Perbedaan mendasar antara MD5 dan SHA1 terletak pada panjang dan kompleksitas hash yang dihasilkan. SHA1 memiliki output yang lebih panjang, sehingga lebih sulit untuk dihancurkan dibandingkan MD5. Meskipun begitu, kedua algoritma ini memiliki kelemahan yang sama dalam menghadapi serangan brute force dan collision attack. Oleh karena itu, banyak sistem keamanan modern yang beralih ke algoritma yang lebih kuat seperti SHA256 atau bcrypt untuk hashing password dan data sensitif.

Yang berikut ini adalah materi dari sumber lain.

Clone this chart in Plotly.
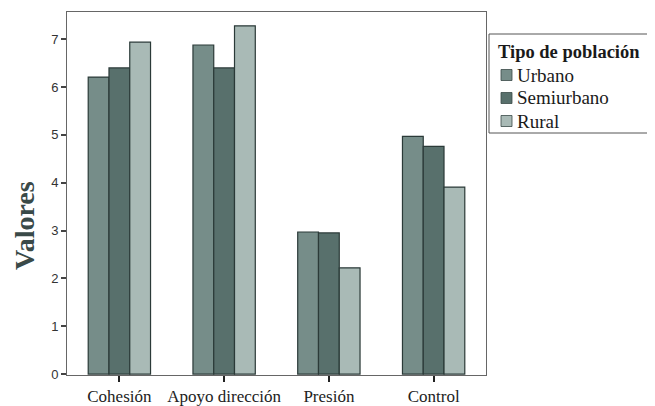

Di sisi lain, Base64 tetap digunakan secara luas dalam berbagai aplikasi meskipun bukan metode enkripsi atau hashing. Salah satu contoh penggunaannya adalah dalam encoding token autentikasi, seperti JSON Web Token (JWT), yang digunakan dalam komunikasi antara server dan klien. Dengan Base64, informasi dapat dikodekan dengan mudah tanpa kehilangan struktur aslinya, meskipun tetap perlu diingat bahwa encoding bukanlah perlindungan keamanan karena data yang dikodekan masih bisa dengan mudah dikembalikan ke bentuk aslinya.
Karena kelemahan yang ditemukan dalam MD5 dan SHA1, para pengembang kini lebih memilih algoritma yang lebih kuat seperti SHA256 dan bcrypt. SHA256, bagian dari keluarga SHA2, menawarkan panjang hash 256-bit yang lebih tahan terhadap serangan brute force. Sementara itu, bcrypt menggunakan faktor kerja (work factor) yang memungkinkan penyesuaian tingkat kesulitan hashing, menjadikannya lebih aman untuk menyimpan password dibandingkan MD5 atau SHA1.
Penting untuk memahami kapan dan bagaimana menggunakan masing-masing metode ini agar tidak salah dalam implementasinya. Jika ingin menyimpan password pengguna, sebaiknya gunakan algoritma hashing yang lebih aman seperti bcrypt atau Argon2. Jika hanya ingin memverifikasi integritas file, SHA256 bisa menjadi pilihan yang baik. Sedangkan jika hanya ingin mengonversi data biner menjadi format teks, Base64 bisa menjadi solusi yang lebih praktis.
Meskipun MD5 dan SHA1 telah lama digunakan dalam dunia teknologi, keduanya kini dianggap usang untuk kebutuhan keamanan tinggi. Namun, keduanya masih memiliki kegunaan dalam situasi tertentu, seperti pengecekan checksum untuk file. Sedangkan Base64 tetap relevan untuk keperluan encoding data dalam komunikasi digital.
Pada akhirnya, keamanan data tidak hanya bergantung pada algoritma yang digunakan, tetapi juga pada cara implementasi yang benar. Menggunakan enkripsi yang kuat tanpa menerapkan langkah-langkah keamanan lain seperti enkripsi end-to-end atau proteksi terhadap serangan man-in-the-middle tetap akan berisiko. Oleh karena itu, memahami konsep dasar dari MD5, Base64, dan SHA1 adalah langkah awal dalam membangun sistem yang lebih aman dan andal.